The Commerce Clause does that and the only issue at hand was did the Supreme Court make mistakes in Quill and National Bellas Hess by defining physical presence as Nexus. At the time, it seemed like a good solution, but now the Court opined other methods, more appropriate for eCommerce and remote sales, could be used as long as they do not create an undue burden.
But “Undue Burden” is now the defining line and what does that mean?
I think this decision is a major nudge at Congress to set the minimum standard for States to follow. Will they act upon that nudge is the big question now.
As far as creating a national sales tax, that is a slippery slope that could get into VAT style taxation. I doubt there is an appetite in Congress to do that as Democrats will see such a tax as a regressive tax that impacts poorer Americans more than richer Americans, a hard sell to its constituents. And Republicans will see it as tax increase, again not an easy sell for its constituents. I believe a national sales tax proposal would be DOA in Congress.
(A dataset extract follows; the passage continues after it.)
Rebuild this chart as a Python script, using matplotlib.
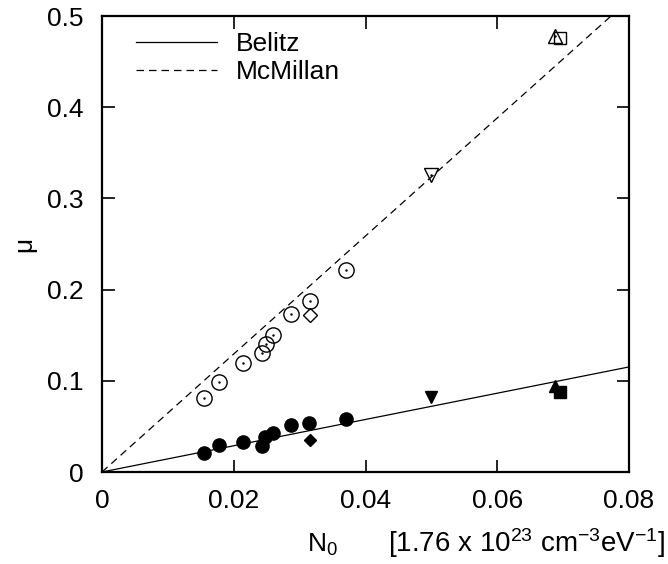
import matplotlib
matplotlib.use("Agg")
import matplotlib.pyplot as plt
import numpy as np

plt.rcParams['font.family'] = ['Liberation Sans', 'DejaVu Sans']
plt.rcParams['mathtext.fontset'] = 'custom'
plt.rcParams['mathtext.rm'] = 'Liberation Sans'
plt.rcParams['mathtext.it'] = 'Liberation Sans'

# McMillan (open) data
open_circ_x = [0.0155, 0.0178, 0.0214, 0.0243, 0.0249, 0.0259, 0.0287, 0.0315, 0.0371]
open_circ_y = [0.081, 0.099, 0.120, 0.130, 0.140, 0.150, 0.173, 0.188, 0.222]
open_diam_x = [0.0315]
open_diam_y = [0.172]
open_tdown_x = [0.0499]
open_tdown_y = [0.326]
open_tup_x = [0.0687]
open_tup_y = [0.478]
open_sq_x = [0.0695]
open_sq_y = [0.476]

# Belitz (filled) data
fill_circ_x = [0.0155, 0.0178, 0.0214, 0.0243, 0.0248, 0.0259, 0.0287, 0.0314, 0.0370]
fill_circ_y = [0.0205, 0.030, 0.033, 0.028, 0.038, 0.043, 0.052, 0.0535, 0.058]
fill_diam_x = [0.0315]
fill_diam_y = [0.035]
fill_tdown_x = [0.0499]
fill_tdown_y = [0.082]
fill_tup_x = [0.0687]
fill_tup_y = [0.094]
fill_sq_x = [0.0695]
fill_sq_y = [0.0876]

# Fit slopes
belitz_slope = 1.44
mcmillan_slope = 6.47
line_x = np.array([0.0, 0.08])

FS = 19
fig = plt.figure(figsize=(6.68, 5.64), dpi=100)
L, R, B, T = 102, 629, 472, 16
ax = fig.add_axes([L / 668, (564 - B) / 564, (R - L) / 668, (B - T) / 564])

ax.plot(line_x, belitz_slope * line_x, color='black', lw=0.9, label='Belitz')
ax.plot(line_x, mcmillan_slope * line_x, color='black', lw=0.9, ls=(0, (6, 4)), label='McMillan')

mk = dict(linestyle='none', color='black')
ax.plot(open_circ_x, open_circ_y, marker='o', ms=11, mfc='none', mew=1.0, **mk)
ax.plot(open_circ_x, open_circ_y, marker='.', ms=1.5, **mk)
ax.plot(open_diam_x, open_diam_y, marker='D', ms=7.5, mfc='none', mew=1.0, **mk)
ax.plot(open_tdown_x, open_tdown_y, marker='v', ms=10, mfc='none', mew=1.0, **mk)
ax.plot(open_tdown_x, open_tdown_y, marker='.', ms=1.5, **mk)
ax.plot(open_tup_x, open_tup_y, marker='^', ms=10, mfc='none', mew=1.0, **mk)
ax.plot(open_tup_x, open_tup_y, marker='.', ms=1.5, **mk)
ax.plot(open_sq_x, open_sq_y, marker='s', ms=9, mfc='none', mew=1.0, **mk)

ax.plot(fill_circ_x, fill_circ_y, marker='o', ms=9.5, **mk)
ax.plot(fill_diam_x, fill_diam_y, marker='D', ms=6.5, **mk)
ax.plot(fill_tdown_x, fill_tdown_y, marker='v', ms=9, **mk)
ax.plot(fill_tup_x, fill_tup_y, marker='^', ms=9, **mk)
ax.plot(fill_sq_x, fill_sq_y, marker='s', ms=8, **mk)

ax.set_xlim(0, 0.08)
ax.set_ylim(0, 0.5)
ax.set_xticks([0, 0.02, 0.04, 0.06, 0.08])
ax.set_xticklabels(['0', '0.02', '0.04', '0.06', '0.08'])
ax.set_yticks([0, 0.1, 0.2, 0.3, 0.4, 0.5])
ax.set_yticklabels(['0', '0.1', '0.2', '0.3', '0.4', '0.5'])
ax.tick_params(direction='in', length=9, width=1.2, top=True, right=True,
               labelsize=FS)
ax.tick_params(axis='x', pad=12)
ax.tick_params(axis='y', pad=13)
for s in ax.spines.values():
    s.set_linewidth(1.6)

ax.set_ylabel('μ', fontsize=FS, labelpad=8)
base_y = (564 - 552) / 564
fig.text(307 / 668, base_y, r'N$_0$', ha='left', va='baseline', fontsize=FS)
fig.text(665 / 668, base_y, r'[1.76 x 10$^{23}$ cm$^{-3}$eV$^{-1}$]',
         ha='right', va='baseline', fontsize=20)

ax.legend(loc='upper left', frameon=False, fontsize=FS, handlelength=3.07,
          handletextpad=0.72, labelspacing=0.15, borderaxespad=0.0, borderpad=0.0,
          bbox_to_anchor=((136 - L) / (R - L), (B - 32) / (B - T)))

fig.savefig('out.png', dpi=100)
Thank you for your comment, you brought up very interesting questions and points.
Richard
Great read! Thank you for clarifying everything.
Being a foreign company doing business in US via subsidiary it really helps to understand United States tax system better.
I don’t think that the Supreme Court could make a mistake twice. In Quill decision Supreme Court has followed the Congress’s point of view, second paragraph in Wiki page here: https://en.wikipedia.org/wiki/Internet_Tax_Freedom_Act, and the previous similar Supreme Court decision on National Bellas Hess v. Illinois in the 1967 which also ruled that unless the vendor has a physical location, or nexus, within a state, the vendor cannot be required to collect tax for that state. This limitation was defined as part of the Dormant Commerce Clause.
The opposite ruling to two previous Supreme Courts decisions may undermine legitimacy of the Supreme Court itself.
This court was 9-0 on overturning the physical presence rule. The only issue for them was how it would be done and what impact a change in their opinion would have on the industry (Hence the final 5-4 decision).
Overturning previous opinions is not typical, but also not without precedent. Especially when it comes to issues in the Commerce Clause, absent specific law from Congress, the Court tries to consider changes in economic conditions.
Ultimately, I believe this Court wants Congress to take up this issue. The Internet Tax Freedom act does not address prohibit states from charging sales tax on goods. It only restricts the number of “same” taxes that can be charged (to one per same-type jurisdiction).
In other words, Congress wanted to ensure that if one state charges tax and then another cannot charge the same tax on the same transaction. Here is the wording form the Congressional Research Service on ITFA:
“The ban on multiple taxes prohibits more than one state, or more than one local jurisdiction at the same level of government (i.e., more than one county or city), from imposing a tax on the same transaction, unless a credit is offered for taxes paid to the other jurisdiction. However, the state, county, and city in which an electronic commerce transaction takes place could all levy their own sales (or use) taxes on the transaction.”
Since the Court now says that another method besides physical presence can dictate where the electronic commerce transaction takes place, it doesn’t conflict with ITFA.
Basically, Congress needs to take up this issue and set a standard that is applicable to all States for when sales tax are due. With this decision, the Court effectively opened up 47 plus different interpretations of “undue burden.” (Note: 4 states have not sales tax and D.C. is included as a tax district in that count).
It is all very confusing and I am sure reasonable people will disagree what some of this all means.